Admittedly, workplace romance is not as bad as it is depicted. When fifteen thousand supervisors and managers were surveyed, 9 in 10 said that “they never, or almost never, witnessed workplace romances that become so problematic that someone from Human Resources has to get involved.” Perhaps the companies are just trying to protect their assets by propagating a taboo on office affairs?
Or perhaps, not. Office dating does have its downside. Accusations of favoritism fly about and participants often find themselves the target of damaging gossip. Workers find the varying degrees of sexual tension between the couple distracting.
It gets to the point when co-workers start to harbor resentment, feeling office friendships violate the safe haven of the workplace. Sexuality should not fit in one’s place of work. They feel that their work has been polluted with issues that did not belong.
Furthermore, there is the problem of decreased productivity and wasted man hours that result from such dalliances. There are times when the couple would find excuses to conveniently “bump” into each other on their way back from lunch. And there is nothing like a lover’s spat to start the tongues wagging and people talking. Whether it ends in marriage or breakup, managers would often lose good workers through this dilemma. The Elle/MSNBC.com survey revealed that 12% of people involved in work romance got transferred or left the company after being found out.

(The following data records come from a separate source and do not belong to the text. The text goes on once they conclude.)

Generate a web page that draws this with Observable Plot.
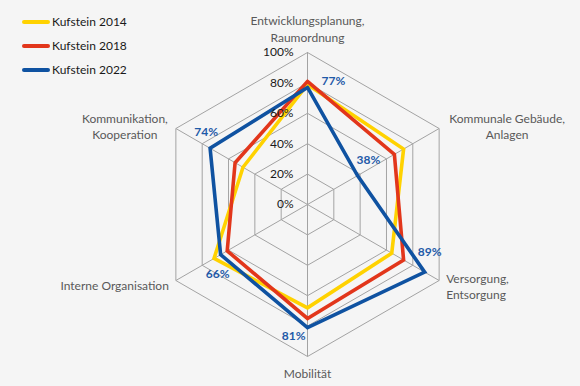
<!DOCTYPE html>
<html>
<head>
<meta charset="utf-8">
<script src="https://cdn.jsdelivr.net/npm/d3@7"></script>
<script src="https://cdn.jsdelivr.net/npm/@observablehq/plot@0.6"></script>
<style>
  html, body { margin: 0; padding: 0; background: #f5f5f5; }
  #wrap { position: relative; width: 580px; height: 386px; font-family: Lato, "Open Sans", sans-serif; }
  #legend { position: absolute; left: 0; top: 0; }
  .item { position: absolute; left: 22px; height: 16px; white-space: nowrap; font-size: 12px; color: #1a1a1a; }
  .item .sw { position: absolute; left: 0; top: 6px; width: 28px; height: 4px; border-radius: 2px; }
  .item .lb { position: absolute; left: 30px; top: 0; line-height: 16px; }
</style>
</head>
<body>
<div id="wrap"><div id="chart"></div><div id="legend"></div></div>
<script>
// ---- data ----
const axes = ["Entwicklungsplanung,\nRaumordnung", "Kommunale Gebäude,\nAnlagen", "Versorgung,\nEntsorgung", "Mobilität", "Interne Organisation", "Kommunikation,\nKooperation"];
const seriesNames = ["Kufstein 2014", "Kufstein 2018", "Kufstein 2022"];
const values2014 = [0.79, 0.73, 0.64, 0.68, 0.71, 0.49];
const values2018 = [0.81, 0.66, 0.73, 0.75, 0.61, 0.55];
const values2022 = [0.77, 0.38, 0.89, 0.81, 0.66, 0.74];
const tickValues = [0, 0.2, 0.4, 0.6, 0.8, 1.0];
const tickLabels = ["0%", "20%", "40%", "60%", "80%", "100%"];
const dataLabels2022 = ["77%", "38%", "89%", "81%", "66%", "74%"];

// ---- styles / layout ----
const colors = ["#ffd200", "#e2361b", "#0f52a1"];
const seriesValues = [values2014, values2018, values2022];
const W = 580, H = 386, CX = 307, CY = 204, R = 152;
// axis label placement (anchor, dx, dy, lineAnchor)
const axisLabelStyle = [
  {anchor: "middle", dx: 0, dy: -11, la: "bottom"},
  {anchor: "middle", dx: 68, dy: -3, la: "middle"},
  {anchor: "start", dx: 7, dy: 5, la: "middle"},
  {anchor: "middle", dx: 0, dy: 10, la: "top"},
  {anchor: "end", dx: -7, dy: 4, la: "middle"},
  {anchor: "middle", dx: -51, dy: -3, la: "middle"}
];
const dataLabelStyle = [
  {anchor: "start", dx: 14, dy: -6},
  {anchor: "start", dx: -1, dy: -15},
  {anchor: "middle", dx: 5, dy: -20},
  {anchor: "end", dx: -2, dy: 9},
  {anchor: "middle", dx: -3, dy: 19},
  {anchor: "middle", dx: -4, dy: -16}
];

const ang = i => i * Math.PI / 3;
const px = (i, r) => r * Math.sin(ang(i));
const py = (i, r) => r * Math.cos(ang(i));

// grid hexagons
const gridRings = tickValues.filter(t => t > 0).flatMap(t =>
  d3.range(7).map(k => ({t, x: px(k % 6, t), y: py(k % 6, t)})));
const spokes = axes.map((a, i) => ({x1: 0, y1: 0, x2: px(i, 1), y2: py(i, 1)}));
const seriesPts = seriesNames.flatMap((s, si) =>
  d3.range(7).map(k => ({s, x: px(k % 6, seriesValues[si][k % 6]), y: py(k % 6, seriesValues[si][k % 6])})));

const marks = [
  Plot.line(gridRings, {x: "x", y: "y", z: "t", stroke: "#a3a3a3", strokeWidth: 1}),
  Plot.link(spokes, {x1: "x1", y1: "y1", x2: "x2", y2: "y2", stroke: "#a3a3a3", strokeWidth: 1}),
  Plot.line(seriesPts, {x: "x", y: "y", z: "s", stroke: "s", strokeWidth: 3.6, strokeLinejoin: "miter", strokeMiterlimit: 10}),
  Plot.text(tickValues, {x: () => 0, y: d => d, text: (d, i) => tickLabels[i], textAnchor: "end", dx: -14, fill: "#1a1a1a", fontSize: 12})
];
axes.forEach((a, i) => {
  const st = axisLabelStyle[i];
  marks.push(Plot.text([a], {x: () => px(i, 1), y: () => py(i, 1), text: d => d, textAnchor: st.anchor, lineAnchor: st.la, dx: st.dx, dy: st.dy, fill: "#595959", fontSize: 12, lineHeight: 1.35}));
});
values2022.forEach((v, i) => {
  const st = dataLabelStyle[i];
  marks.push(Plot.text([dataLabels2022[i]], {x: () => px(i, v), y: () => py(i, v), text: d => d, textAnchor: st.anchor, dx: st.dx, dy: st.dy, fill: "#1f5aa8", fontSize: 12, fontWeight: "bold"}));
});

const chart = Plot.plot({
  width: W, height: H,
  margin: 0,
  style: {background: "#f5f5f5", fontFamily: "Lato, 'Open Sans', sans-serif"},
  x: {domain: [-CX / R, (W - CX) / R], axis: null},
  y: {domain: [-(H - CY) / R, CY / R], axis: null},
  color: {domain: seriesNames, range: colors},
  marks
});
document.getElementById("chart").appendChild(chart);

const legend = document.getElementById("legend");
seriesNames.forEach((s, i) => {
  const d = document.createElement("div");
  d.className = "item";
  d.style.top = (14 + i * 24) + "px";
  d.innerHTML = `<span class="sw" style="background:${colors[i]}"></span><span class="lb">${s}</span>`;
  legend.appendChild(d);
});
</script>
</body>
</html>
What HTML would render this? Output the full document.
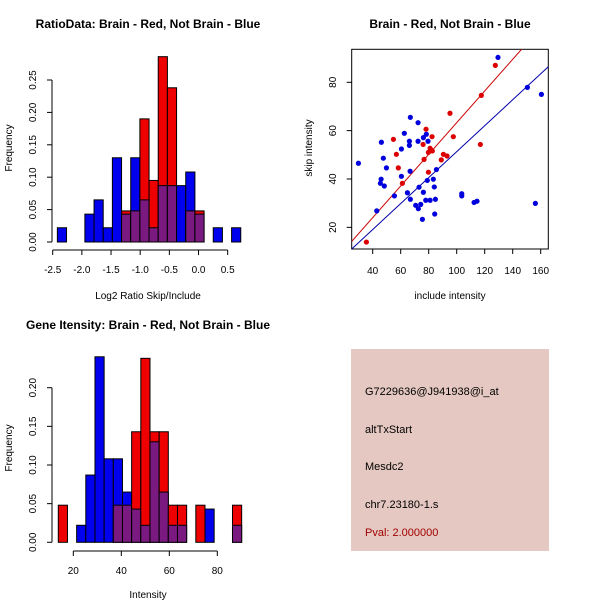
<!DOCTYPE html>
<html><head><meta charset="utf-8"><style>
body{margin:0;background:#fff;}
svg{display:block;font-family:"Liberation Sans",sans-serif;}
</style></head><body>
<svg id="s" width="600" height="600" xmlns="http://www.w3.org/2000/svg">
<text x="148" y="28" font-size="12" font-weight="bold" text-anchor="middle">RatioData: Brain - Red, Not Brain - Blue</text>
<text x="450" y="28" font-size="12" font-weight="bold" text-anchor="middle">Brain - Red, Not Brain - Blue</text>
<text x="148" y="329" font-size="12" font-weight="bold" text-anchor="middle">Gene Itensity: Brain - Red, Not Brain - Blue</text>
<text x="148" y="299" font-size="10" text-anchor="middle">Log2 Ratio Skip/Include</text>
<text x="148" y="598" font-size="10" text-anchor="middle">Intensity</text>
<text x="450" y="299" font-size="10" text-anchor="middle">include intensity</text>
<text transform="translate(12,148) rotate(-90)" font-size="10" text-anchor="middle">Frequency</text>
<text transform="translate(12,448) rotate(-90)" font-size="10" text-anchor="middle">Frequency</text>
<text transform="translate(312,148) rotate(-90)" font-size="10" text-anchor="middle">skip intensity</text>
<rect x="351" y="349" width="198" height="202" fill="#e5c8c1"/>
<text x="365" y="395" font-size="11">G7229636@J941938@i_at</text>
<text x="365" y="433" font-size="11">altTxStart</text>
<text x="365" y="470" font-size="11">Mesdc2</text>
<text x="365" y="508" font-size="11">chr7.23180-1.s</text>
<text x="365" y="536" font-size="11" fill="#a00000">Pval: 2.000000</text>
</svg>
<script>
// Ratio histogram data (20 bins from -2.42, width 0.1572)
const ratioBlue=[0.022,0,0,0.043,0.065,0.022,0.13,0.043,0.13,0.065,0.022,0.087,0.087,0.087,0.108,0.043,0,0.022,0,0.022];
const ratioRed=[0,0,0,0,0,0,0,0.048,0.048,0.19,0.095,0.286,0.238,0,0.048,0.048,0,0,0,0];
const ratioXTicks=[-2.5,-2.0,-1.5,-1.0,-0.5,0.0,0.5];
const ratioYTicks=[0,0.05,0.10,0.15,0.20,0.25];
// Intensity histogram data (20 bins from 13.75, width 3.82)
const intBlue=[0,0,0.022,0.087,0.24,0.108,0.108,0.065,0.043,0.022,0.13,0.065,0.022,0.022,0,0,0.043,0,0,0.022];
const intRed=[0.048,0,0,0,0,0,0.048,0.048,0.143,0.238,0.143,0.143,0.048,0.048,0,0.048,0,0,0,0.048];
const intXTicks=[20,40,60,80];
const intYTicks=[0,0.05,0.10,0.15,0.20];
// Scatter data
const blueX=[29.8,42.9,46.2,45.5,46.0,47.6,48.3,49.8,55.5,60.5,60.5,62.6,64.8,66.2,66.2,66.9,66.7,66.9,70.7,72.4,72.4,73.1,72.6,74.3,75.5,76.2,76.2,77.9,78.3,79.0,79.5,81.0,83.3,84.0,84.3,84.8,85.5,103.6,103.6,112.4,114.5,129.5,150.5,160.5,156.2];
const blueY=[46.5,26.8,55.2,38.2,39.9,48.6,37.1,44.6,33.0,52.4,41.1,58.9,34.3,55.6,53.9,65.5,43.2,31.6,29.1,63.3,55.6,36.6,27.7,29.5,23.3,34.5,57.1,31.2,58.5,39.4,55.6,31.2,39.9,36.7,25.5,31.6,43.9,33.9,33.0,30.3,30.8,90.3,77.9,75.0,29.9];
const redX=[35.5,54.8,56.9,58.3,61.2,76.0,76.7,78.1,79.8,79.8,81.0,81.7,82.4,82.6,89.0,90.5,93.1,95.2,97.6,116.9,117.6,127.6];
const redY=[13.9,56.4,50.2,44.6,38.2,54.3,48.1,60.6,42.8,51.0,52.7,52.0,57.5,51.6,47.9,50.2,49.5,67.2,57.5,54.3,74.6,87.0];
const redFit=[-2.2,0.655];
const blueFit=[-2.4,0.537];
const scXTicks=[40,60,80,100,120,140,160];
const scYTicks=[20,40,60,80];

const svg=document.getElementById('s');
const NS='http://www.w3.org/2000/svg';
function mk(tag,attrs,parent){const e=document.createElementNS(NS,tag);for(const k in attrs)e.setAttribute(k,attrs[k]);(parent||svg).appendChild(e);return e;}

function hist(prefix,blue,red,x0,bw,sx,sy,xTicks,yTicks,axisLeft,axisBottom,xlabFmt){
  const g=mk('g',{});
  
  
  for(let i=0;i<blue.length;i++){
    const l=sx(x0+i*bw),r=sx(x0+(i+1)*bw);
    const b=blue[i],rd=red[i];
    const mx=Math.max(b,rd),mn=Math.min(b,rd);
    if(mx>0){
      const e=mk('rect',{x:l,y:sy(mx),width:r-l,height:sy(0)-sy(mx),fill:b>=rd?'#0000ee':'#ee0000',stroke:'#000','stroke-width':1},g);
      
      
    }
    if(mn>0){
      const e=mk('rect',{x:l,y:sy(mn),width:r-l,height:sy(0)-sy(mn),fill:'#7a1a80',stroke:'#000','stroke-width':1},g);
      
      
    }
  }
  const ya=mk('g',{});
  
  
  mk('line',{x1:axisLeft,x2:axisLeft,y1:sy(yTicks[0]),y2:sy(yTicks[yTicks.length-1]),stroke:'#000'},ya);
  yTicks.forEach(t=>{const y=sy(t);mk('line',{x1:axisLeft-5,x2:axisLeft,y1:y,y2:y,stroke:'#000'},ya);
    const tx=mk('text',{transform:`translate(${axisLeft-16},${y}) rotate(-90)`,'font-size':10,'text-anchor':'middle'},ya);tx.textContent=t.toFixed(2);});
  const xa=mk('g',{});
  
  
  mk('line',{x1:sx(xTicks[0]),x2:sx(xTicks[xTicks.length-1]),y1:axisBottom,y2:axisBottom,stroke:'#000'},xa);
  xTicks.forEach(t=>{const x=sx(t);mk('line',{x1:x,x2:x,y1:axisBottom,y2:axisBottom+5,stroke:'#000'},xa);
    const tx=mk('text',{x:x,y:axisBottom+23,'font-size':10,'text-anchor':'middle'},xa);tx.textContent=xlabFmt(t);});
}
hist('ratio',ratioBlue,ratioRed,-2.42,0.1572,v=>52.7+(v+2.5)*58.33,v=>242-v*648,ratioXTicks,ratioYTicks,52,250,t=>t.toFixed(1));
hist('intensity',intBlue,intRed,13.75,3.82,v=>73.3+(v-20)*2.4,v=>542.3-v*773,intXTicks,intYTicks,52,551,t=>String(t));

const sx=v=>372.7+(v-40)*1.4, sy=v=>82.3-(v-80)*2.417;
const sg=mk('g',{});


const clip=mk('clipPath',{id:'sc'},sg);mk('rect',{x:351.7,y:49.3,width:196.6,height:199.7},clip);
const box=mk('rect',{x:351.7,y:49.3,width:196.6,height:199.7,fill:'none',stroke:'#000'},sg);


[[redFit,'#cc0000','red-fit-line'],[blueFit,'#0000aa','blue-fit-line']].forEach(([f,c,n])=>{
  const l=mk('line',{x1:sx(20),y1:sy(f[0]+f[1]*20),x2:sx(170),y2:sy(f[0]+f[1]*170),stroke:c,'clip-path':'url(#sc)'},sg);
  
  
});
blueX.forEach((x,i)=>{const c=mk('circle',{cx:sx(x),cy:sy(blueY[i]),r:2.6,fill:'#0000dd'},sg);
  
  });
redX.forEach((x,i)=>{const c=mk('circle',{cx:sx(x),cy:sy(redY[i]),r:2.6,fill:'#dd0000'},sg);
  
  });
const sxa=mk('g',{});


scXTicks.forEach(t=>{const x=sx(t);mk('line',{x1:x,x2:x,y1:249,y2:254,stroke:'#000'},sxa);
  const tx=mk('text',{x:x,y:274,'font-size':10,'text-anchor':'middle'},sxa);tx.textContent=t;});
const sya=mk('g',{});


scYTicks.forEach(t=>{const y=sy(t);mk('line',{x1:346.7,x2:351.7,y1:y,y2:y,stroke:'#000'},sya);
  const tx=mk('text',{transform:`translate(${336},${y}) rotate(-90)`,'font-size':10,'text-anchor':'middle'},sya);tx.textContent=t;});
</script>
</body></html>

Breakups are particularly bad for the morale of the workers because they become the audience to the drama unfolding. Ex-lovers often retaliate against each other or accuse the other of sexual harassment. Extreme cases even end up in the courts of law. The State of California ruled that any employee can be victimized by sexual harassment even if the person was not propositioned by the accused. This was after a suit was filed by two women against their boss and his many girlfriends who always squabbled over the bosses’ favor. The two women claimed that the affairs of the accused created a “sexually hostile” environment in which they find it hard to work.
But there must be something that can be done to bridge the gap between pro-office romance and con-office romance. Most companies have implemented policies against dating between a superior and subordinate. In fact, 6 out of 10 employees who work for companies who have such policies favored this to not having a policy at all.
On the other hand, some companies feel that having such policies would intrude on the workers personal rights. “Innovative companies – especially high tech firms – recognize that their inadvertent function as dating services can actually be a plus, boosting morale and helping the companies attract and retain a young workforce asked to stay put in long hours and travel frequently.” Workers are content to work long hours as long as they are left alone with their personal lives and given a little room to have fun in the office.
Does the positive side of office romance outweigh its negative aspects, or vice versa? Whether one agrees with the pros or cons, there is no denying that workplace romances strongly affect everyone who is present to witness them.